-- begin --
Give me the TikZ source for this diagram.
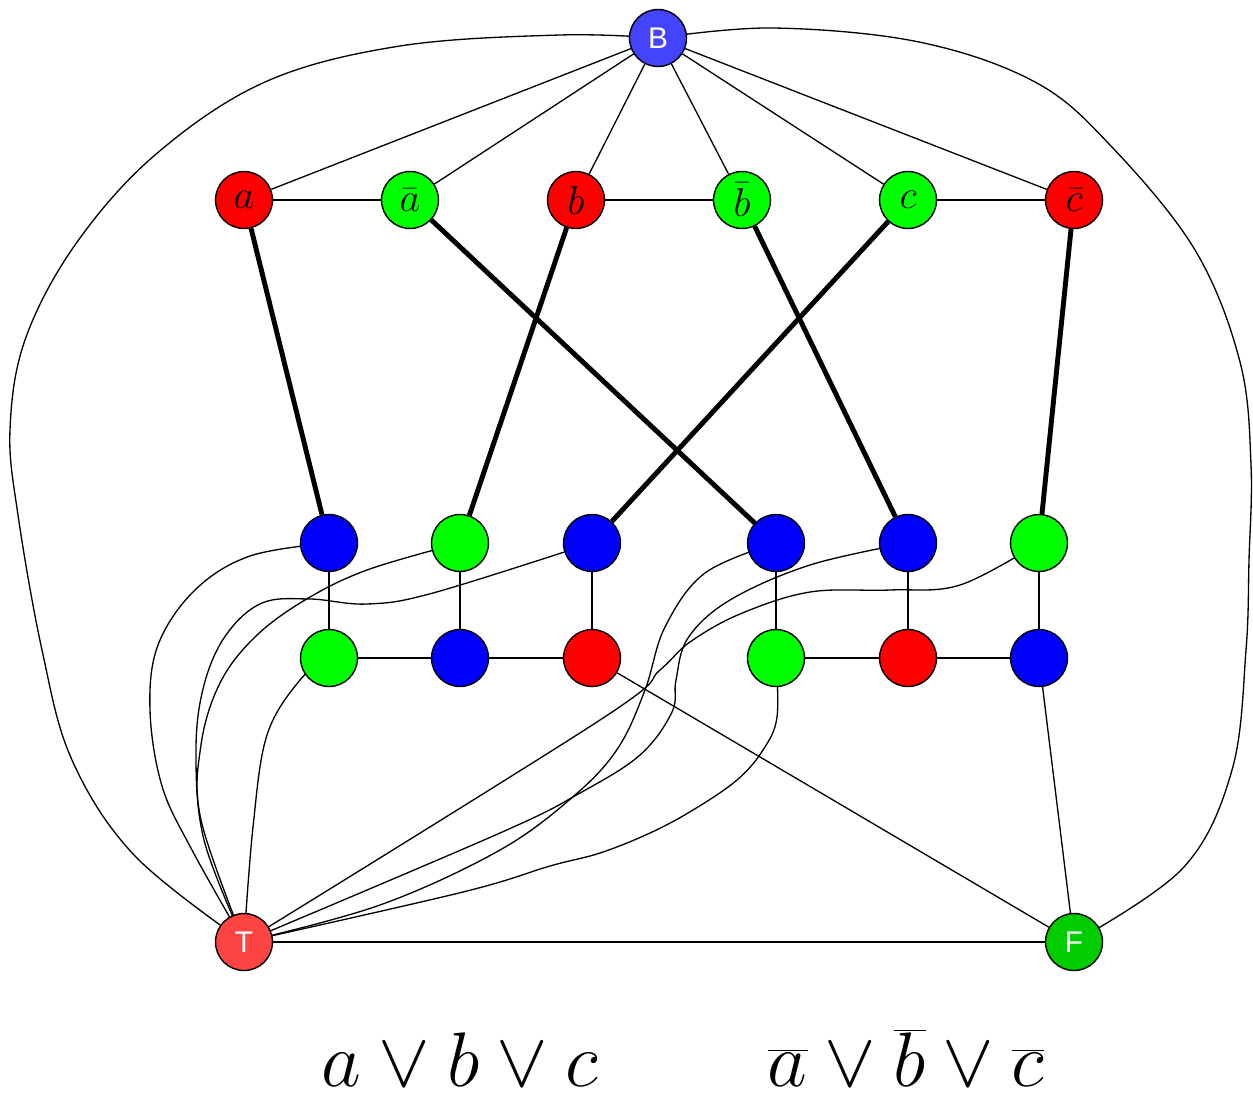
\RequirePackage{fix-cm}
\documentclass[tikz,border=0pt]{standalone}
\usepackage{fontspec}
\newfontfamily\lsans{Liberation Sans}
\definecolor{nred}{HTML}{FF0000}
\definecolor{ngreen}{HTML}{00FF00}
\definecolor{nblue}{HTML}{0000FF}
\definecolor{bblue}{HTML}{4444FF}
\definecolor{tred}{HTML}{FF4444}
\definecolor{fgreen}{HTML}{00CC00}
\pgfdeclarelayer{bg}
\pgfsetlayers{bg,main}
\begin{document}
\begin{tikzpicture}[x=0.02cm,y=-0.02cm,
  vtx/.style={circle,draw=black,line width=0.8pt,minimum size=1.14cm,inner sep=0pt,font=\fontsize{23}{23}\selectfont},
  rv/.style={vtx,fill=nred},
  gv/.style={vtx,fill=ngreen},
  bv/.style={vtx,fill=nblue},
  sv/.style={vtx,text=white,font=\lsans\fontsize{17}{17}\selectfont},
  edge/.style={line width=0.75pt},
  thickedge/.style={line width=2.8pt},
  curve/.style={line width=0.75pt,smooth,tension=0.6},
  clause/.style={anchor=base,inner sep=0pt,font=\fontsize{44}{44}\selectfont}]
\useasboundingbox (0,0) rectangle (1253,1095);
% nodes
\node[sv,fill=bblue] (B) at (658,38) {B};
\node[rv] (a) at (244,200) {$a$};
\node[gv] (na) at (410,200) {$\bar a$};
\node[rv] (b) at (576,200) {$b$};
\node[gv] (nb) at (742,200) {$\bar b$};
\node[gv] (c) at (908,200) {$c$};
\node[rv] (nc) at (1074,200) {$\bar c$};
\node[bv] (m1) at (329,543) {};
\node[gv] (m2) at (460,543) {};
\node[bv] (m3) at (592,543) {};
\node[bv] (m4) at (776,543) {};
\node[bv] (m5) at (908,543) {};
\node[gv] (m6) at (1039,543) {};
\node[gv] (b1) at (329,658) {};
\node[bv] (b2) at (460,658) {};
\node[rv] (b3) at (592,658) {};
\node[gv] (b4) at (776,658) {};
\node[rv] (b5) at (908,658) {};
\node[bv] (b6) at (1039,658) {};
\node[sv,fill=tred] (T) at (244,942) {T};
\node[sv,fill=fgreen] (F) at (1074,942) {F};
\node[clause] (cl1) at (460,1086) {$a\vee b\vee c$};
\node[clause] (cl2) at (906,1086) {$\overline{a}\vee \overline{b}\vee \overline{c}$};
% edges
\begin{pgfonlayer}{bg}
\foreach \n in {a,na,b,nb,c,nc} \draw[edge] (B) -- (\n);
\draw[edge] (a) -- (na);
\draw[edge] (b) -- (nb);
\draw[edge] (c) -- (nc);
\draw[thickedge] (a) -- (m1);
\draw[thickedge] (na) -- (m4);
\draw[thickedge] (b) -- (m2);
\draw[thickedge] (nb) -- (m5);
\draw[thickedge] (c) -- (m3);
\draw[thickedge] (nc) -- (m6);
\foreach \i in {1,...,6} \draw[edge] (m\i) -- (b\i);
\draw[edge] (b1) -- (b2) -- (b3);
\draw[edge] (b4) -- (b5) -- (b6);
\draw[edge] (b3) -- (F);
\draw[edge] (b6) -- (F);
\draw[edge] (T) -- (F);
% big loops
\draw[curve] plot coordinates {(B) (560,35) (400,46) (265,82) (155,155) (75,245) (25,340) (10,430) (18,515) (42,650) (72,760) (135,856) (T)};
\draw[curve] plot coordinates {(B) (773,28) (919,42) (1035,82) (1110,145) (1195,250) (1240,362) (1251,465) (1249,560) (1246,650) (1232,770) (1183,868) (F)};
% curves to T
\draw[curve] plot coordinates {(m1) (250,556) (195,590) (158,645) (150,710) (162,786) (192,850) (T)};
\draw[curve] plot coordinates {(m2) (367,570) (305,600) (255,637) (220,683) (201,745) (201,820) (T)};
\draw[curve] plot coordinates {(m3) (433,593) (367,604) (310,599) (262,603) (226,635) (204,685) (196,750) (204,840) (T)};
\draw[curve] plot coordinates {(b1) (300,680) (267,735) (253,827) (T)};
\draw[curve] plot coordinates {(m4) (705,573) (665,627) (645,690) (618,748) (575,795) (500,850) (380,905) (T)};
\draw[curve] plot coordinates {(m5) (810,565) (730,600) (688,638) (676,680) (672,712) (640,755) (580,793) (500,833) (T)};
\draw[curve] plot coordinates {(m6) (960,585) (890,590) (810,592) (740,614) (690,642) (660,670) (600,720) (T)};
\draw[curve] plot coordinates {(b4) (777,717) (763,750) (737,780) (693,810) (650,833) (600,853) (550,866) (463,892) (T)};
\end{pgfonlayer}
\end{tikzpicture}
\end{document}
-- end --
▸ STATED TASK:
Restate the data above word for word. Do not include the images.

▸ SOLUTION FOR THIS TASK:
Give me the TikZ source for this diagram.
\RequirePackage{fix-cm}
\documentclass[tikz,border=0pt]{standalone}
\usepackage{fontspec}
\newfontfamily\lsans{Liberation Sans}
\definecolor{nred}{HTML}{FF0000}
\definecolor{ngreen}{HTML}{00FF00}
\definecolor{nblue}{HTML}{0000FF}
\definecolor{bblue}{HTML}{4444FF}
\definecolor{tred}{HTML}{FF4444}
\definecolor{fgreen}{HTML}{00CC00}
\pgfdeclarelayer{bg}
\pgfsetlayers{bg,main}
\begin{document}
\begin{tikzpicture}[x=0.02cm,y=-0.02cm,
  vtx/.style={circle,draw=black,line width=0.8pt,minimum size=1.14cm,inner sep=0pt,font=\fontsize{23}{23}\selectfont},
  rv/.style={vtx,fill=nred},
  gv/.style={vtx,fill=ngreen},
  bv/.style={vtx,fill=nblue},
  sv/.style={vtx,text=white,font=\lsans\fontsize{17}{17}\selectfont},
  edge/.style={line width=0.75pt},
  thickedge/.style={line width=2.8pt},
  curve/.style={line width=0.75pt,smooth,tension=0.6},
  clause/.style={anchor=base,inner sep=0pt,font=\fontsize{44}{44}\selectfont}]
\useasboundingbox (0,0) rectangle (1253,1095);
% nodes
\node[sv,fill=bblue] (B) at (658,38) {B};
\node[rv] (a) at (244,200) {$a$};
\node[gv] (na) at (410,200) {$\bar a$};
\node[rv] (b) at (576,200) {$b$};
\node[gv] (nb) at (742,200) {$\bar b$};
\node[gv] (c) at (908,200) {$c$};
\node[rv] (nc) at (1074,200) {$\bar c$};
\node[bv] (m1) at (329,543) {};
\node[gv] (m2) at (460,543) {};
\node[bv] (m3) at (592,543) {};
\node[bv] (m4) at (776,543) {};
\node[bv] (m5) at (908,543) {};
\node[gv] (m6) at (1039,543) {};
\node[gv] (b1) at (329,658) {};
\node[bv] (b2) at (460,658) {};
\node[rv] (b3) at (592,658) {};
\node[gv] (b4) at (776,658) {};
\node[rv] (b5) at (908,658) {};
\node[bv] (b6) at (1039,658) {};
\node[sv,fill=tred] (T) at (244,942) {T};
\node[sv,fill=fgreen] (F) at (1074,942) {F};
\node[clause] (cl1) at (460,1086) {$a\vee b\vee c$};
\node[clause] (cl2) at (906,1086) {$\overline{a}\vee \overline{b}\vee \overline{c}$};
% edges
\begin{pgfonlayer}{bg}
\foreach \n in {a,na,b,nb,c,nc} \draw[edge] (B) -- (\n);
\draw[edge] (a) -- (na);
\draw[edge] (b) -- (nb);
\draw[edge] (c) -- (nc);
\draw[thickedge] (a) -- (m1);
\draw[thickedge] (na) -- (m4);
\draw[thickedge] (b) -- (m2);
\draw[thickedge] (nb) -- (m5);
\draw[thickedge] (c) -- (m3);
\draw[thickedge] (nc) -- (m6);
\foreach \i in {1,...,6} \draw[edge] (m\i) -- (b\i);
\draw[edge] (b1) -- (b2) -- (b3);
\draw[edge] (b4) -- (b5) -- (b6);
\draw[edge] (b3) -- (F);
\draw[edge] (b6) -- (F);
\draw[edge] (T) -- (F);
% big loops
\draw[curve] plot coordinates {(B) (560,35) (400,46) (265,82) (155,155) (75,245) (25,340) (10,430) (18,515) (42,650) (72,760) (135,856) (T)};
\draw[curve] plot coordinates {(B) (773,28) (919,42) (1035,82) (1110,145) (1195,250) (1240,362) (1251,465) (1249,560) (1246,650) (1232,770) (1183,868) (F)};
% curves to T
\draw[curve] plot coordinates {(m1) (250,556) (195,590) (158,645) (150,710) (162,786) (192,850) (T)};
\draw[curve] plot coordinates {(m2) (367,570) (305,600) (255,637) (220,683) (201,745) (201,820) (T)};
\draw[curve] plot coordinates {(m3) (433,593) (367,604) (310,599) (262,603) (226,635) (204,685) (196,750) (204,840) (T)};
\draw[curve] plot coordinates {(b1) (300,680) (267,735) (253,827) (T)};
\draw[curve] plot coordinates {(m4) (705,573) (665,627) (645,690) (618,748) (575,795) (500,850) (380,905) (T)};
\draw[curve] plot coordinates {(m5) (810,565) (730,600) (688,638) (676,680) (672,712) (640,755) (580,793) (500,833) (T)};
\draw[curve] plot coordinates {(m6) (960,585) (890,590) (810,592) (740,614) (690,642) (660,670) (600,720) (T)};
\draw[curve] plot coordinates {(b4) (777,717) (763,750) (737,780) (693,810) (650,833) (600,853) (550,866) (463,892) (T)};
\end{pgfonlayer}
\end{tikzpicture}
\end{document}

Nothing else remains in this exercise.